The data-plane program is compiled to instruction memory located in the processor cores, eliminating the need to fetch instructions to the processor cores from a shared memory during program execution. Moreover, this leads to significant gains in performance and power dissipation.
The programming model mirrors the well-known sequential uni-processor model, wherein programmers can write sequential modules to avoid the hassles of multi-parallel programming (i.e., memory consistency, coherence, and synchronization). When the software is compiled, the code is automatically mapped to the single pipeline of processor cores. One VLIW instruction occupies one processor core in the pipeline.
A significant benefit of the architecture and programming model is that it enforces wirespeed operation. Every type of packet has a guaranteed number of operations and classification resources.
REDUCED COMPLEXITY, GREATER PERFORMANCE
The multicore architecture cannot guarantee a certain level of performance, whereas the dataflow architecture is fully deterministic (Table 2). By reducing the complexity and fully optimizing the architecture for layer 2-4 packet processing, the dataflow architecture’s design scales to several hundreds of processor cores, supporting 100 Gbits/s and 150 million packets per second with a strong wirespeed guarantee.
While the raw processor performance is impressive, the programmer’s ability to make the most of the processor is another key component of the dataflow architecture. From atomic operations to table memories, a common set of memory operations—independent of memory type (on- or off-chip) and common processor cores across the complete pipeline—allows for efficient coding and code reuse.
In multicore architectures, processing capacity needs to be over-allocated at each stage, which in practice is a significant challenge as programmers always tend to be short of processing resources. The data-plane programmer therefore goes into an endless iteration mode of testing and performance optimization to recover lost clock cycles.
Comparing the multicore and dataflow architectures for packet processing, the differences in efficiency are obvious. Let’s look at two of today’s state-of-the-art processors and compare the metrics for layer 2-4 packet processing.
The first processor, the HX 330 NPU from Xelerated, is built upon the dataflow architecture. It runs at 300 MHz and features 448 processor cores, each capable of five simultaneous operations. Every second clock cycle, a new packet can enter the pipeline.

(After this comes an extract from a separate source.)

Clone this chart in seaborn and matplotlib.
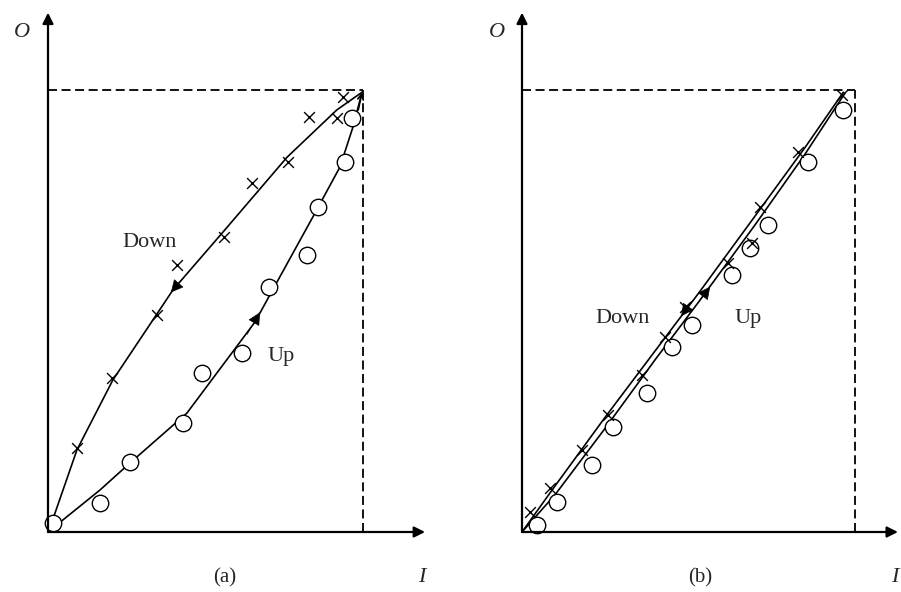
import numpy as np
import pandas as pd
import matplotlib
matplotlib.use("Agg")
import matplotlib.pyplot as plt
import seaborn as sns

# ---- panel (a): clear hysteresis ----
a_up_x = [0.016, 0.165, 0.260, 0.429, 0.489, 0.616, 0.702, 0.822, 0.857, 0.943, 0.965]
a_up_y = [0.020, 0.066, 0.158, 0.247, 0.360, 0.405, 0.554, 0.627, 0.735, 0.837, 0.937]
a_down_x = [0.937, 0.917, 0.829, 0.762, 0.648, 0.559, 0.410, 0.346, 0.203, 0.092]
a_down_y = [0.984, 0.937, 0.939, 0.837, 0.790, 0.667, 0.604, 0.491, 0.348, 0.190]
# fitted curves as drawn
a_upline_x = [0.0, 0.165, 0.260, 0.441, 0.657, 0.841, 0.927, 0.968, 0.997]
a_upline_y = [0.0, 0.095, 0.156, 0.269, 0.475, 0.713, 0.826, 0.916, 0.995]
a_downline_x = [0.997, 0.917, 0.759, 0.556, 0.397, 0.206, 0.092, 0.016, 0.0]
a_downline_y = [0.995, 0.955, 0.848, 0.679, 0.548, 0.344, 0.186, 0.030, 0.0]

# ---- panel (b): almost no hysteresis ----
b_up_x = [0.045, 0.105, 0.210, 0.273, 0.375, 0.450, 0.511, 0.631, 0.685, 0.739, 0.859, 0.964]
b_up_y = [0.016, 0.068, 0.152, 0.238, 0.314, 0.419, 0.468, 0.581, 0.643, 0.695, 0.837, 0.955]
b_down_x = [0.024, 0.084, 0.180, 0.258, 0.360, 0.429, 0.489, 0.619, 0.691, 0.715, 0.829, 0.961]
b_down_y = [0.045, 0.100, 0.186, 0.265, 0.355, 0.441, 0.509, 0.609, 0.654, 0.735, 0.860, 0.989]
b_upline_x = [0.0, 0.10, 0.25, 0.40, 0.53, 0.70, 0.85, 0.97]
b_upline_y = [0.0, 0.085, 0.235, 0.39, 0.52, 0.695, 0.855, 0.993]
b_downline_x = [0.965, 0.85, 0.70, 0.53, 0.40, 0.25, 0.10, 0.0]
b_downline_y = [0.995, 0.87, 0.715, 0.54, 0.41, 0.26, 0.105, 0.0]

sns.set_style("white")
plt.rcParams["font.family"] = ["Liberation Serif", "DejaVu Serif"]

fig = plt.figure(figsize=(9.01, 5.92), dpi=100)
W, H = 901, 592
ax_a = fig.add_axes([48 / W, 60 / H, 315 / W, 442 / H])
ax_b = fig.add_axes([522 / W, 60 / H, 333 / W, 442 / H])


def draw_panel(ax, upline, downline, up_pts, down_pts, xtip, tag, labels, arrows, ox, tagx):
    ax.set_xlim(0, 1)
    ax.set_ylim(0, 1)
    ax.axis("off")
    up_df = pd.DataFrame({"x": upline[0], "y": upline[1]})
    dn_df = pd.DataFrame({"x": downline[0], "y": downline[1]})
    sns.lineplot(data=up_df, x="x", y="y", sort=False, estimator=None,
                 color="black", lw=1.2, ax=ax)
    sns.lineplot(data=dn_df, x="x", y="y", sort=False, estimator=None,
                 color="black", lw=1.2, ax=ax)
    sns.scatterplot(x=up_pts[0], y=up_pts[1], marker="o", s=140,
                    facecolor="white", edgecolor="black", linewidth=1.0,
                    ax=ax, zorder=3, clip_on=False)
    sns.scatterplot(x=down_pts[0], y=down_pts[1], marker="x", s=60,
                    color="black", linewidth=1.0, ax=ax, zorder=4, clip_on=False)

    # dashed guide lines to the max point
    ax.plot([0, 1], [1, 1], ls=(0, (5, 2.5)), color="black", lw=1.3, clip_on=False)
    ax.plot([1, 1], [0, 1], ls=(0, (5, 2.5)), color="black", lw=1.3, clip_on=False)

    # axes with arrows
    ax.annotate("", xy=(0, 1.175), xytext=(0, 0), annotation_clip=False,
                arrowprops=dict(arrowstyle="-|>", color="black", lw=1.6,
                                mutation_scale=16, shrinkA=0, shrinkB=0))
    ax.annotate("", xy=(xtip, 0), xytext=(0, 0), annotation_clip=False,
                arrowprops=dict(arrowstyle="-|>", color="black", lw=1.6,
                                mutation_scale=16, shrinkA=0, shrinkB=0))

    # direction arrows on curves
    for tail, tip, style in arrows:
        ax.annotate("", xy=tip, xytext=tail, annotation_clip=False,
                    arrowprops=dict(arrowstyle=style, color="black",
                                    lw=0.5 if style == "-|>" else 1.2,
                                    mutation_scale=20 if style == "-|>" else 10,
                                    shrinkA=0, shrinkB=0))

    ax.text(ox, 1.13, "O", style="italic", fontsize=16, ha="center", va="center")
    ax.text(xtip - 0.01, -0.104, "I", style="italic", fontsize=16, ha="center", va="center")
    ax.text(tagx, -0.104, tag, fontsize=15, ha="center", va="center")
    for txt, pos in labels:
        ax.text(pos[0], pos[1], txt, fontsize=16, ha="center", va="center")


draw_panel(ax_a, (a_upline_x, a_upline_y), (a_downline_x, a_downline_y),
           (a_up_x, a_up_y), (a_down_x, a_down_y), 1.197, "(a)",
           [("Down", (0.324, 0.656)), ("Up", (0.74, 0.396))],
           [((0.632, 0.447), (0.673, 0.497), "-|>"),
            ((0.43, 0.575), (0.39, 0.542), "-|>"),
            ((0.985, 0.955), (0.997, 0.995), "->")],
           -0.083, 0.56)
draw_panel(ax_b, (b_upline_x, b_upline_y), (b_downline_x, b_downline_y),
           (b_up_x, b_up_y), (b_down_x, b_down_y), 1.129, "(b)",
           [("Down", (0.303, 0.484)), ("Up", (0.679, 0.484))],
           [((0.535, 0.525), (0.565, 0.555), "-|>"),
            ((0.51, 0.522), (0.478, 0.488), "-|>")],
           -0.075, 0.535)

fig.savefig("out.png", dpi=100)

This translates to 150 Mpackets/s of processing, which is required to guarantee 100-Gbit/s wirespeed operation supporting even the smallest Ethernet packet sizes of 64 bytes. Each packet is guaranteed 5 × 448 = 2240 operations.
The latter number is theoretical, of course. No real data-plane application will leverage the full potential. Well-optimized data-plane code utilizes approximately 50% of the resources. This allows for great service density.
The second processor is one of the highest-performing multicore processors on the market. It features 64 processor cores and runs at 700 MHz. Using this chip for a 100-Gbit/s packet processing application would require a new packet to be scheduled every fourth clock cycle. On average, every packet would in theory get 256 clock cycles of processing capacity.
Synchronization challenges and performance hits for managing shared data will drive down performance to 50% utilization at best. This translates to 128 operations per packet, or 13% of the processing resources of the HX NPU. In addition, these operations are without performance guarantees.
Adding power dissipation to the equation makes an even greater difference. The NPU built upon a dataflow architecture brings 15 to 20 times the performance per watt at wirespeed relative to the multicore processor.
DIFFERENT NEEDS, DIFFERENT ARCHITECTURES
For layer 2-4 packet processing, the dataflow architecture offers significant advantages. Other comparisons, however, yield different results. Thus, approaches that at first may appear competitive are, in fact, complementary.
For service-oriented applications, multicore architectures scale efficiently as the architectures serve well together. In a split architecture, system vendors can leverage a dataflow-based processor for layer 2-4 processing and run multicore processors for content recognition, encryption, and service execution.
CONCLUSION
Architecture debates tend to be cyclical. Ten years ago, the industry had some 30 NPU players in the >10-Gbit/s segment. Most of these companies based their development on the multicore architecture.
Today, we know that this architecture cannot compete with the special-purpose dataflow architecture for packet processing at layer 2-4. The dataflow architecture delivers 15 to 20 times the performance per watt with strict wirespeed guarantees.
When comparing architectures for network processing, don’t be misled by the supported interface bandwidth, which is meaningless if service density isn’t considered. The amount of services simultaneously supported at wirespeed operation is eventually what counts when service providers evaluate network platforms. System vendors need to look closely into the service density aspects early in the R&D process.
Coming out short on service density for layer 2-4 processing, the new generation of multicore processors can still address a big and growing network market segment. There is a strong push for network-based service and security processing, opening up new opportunities to combine modern multicore processor and dataflow architectures (Table 3).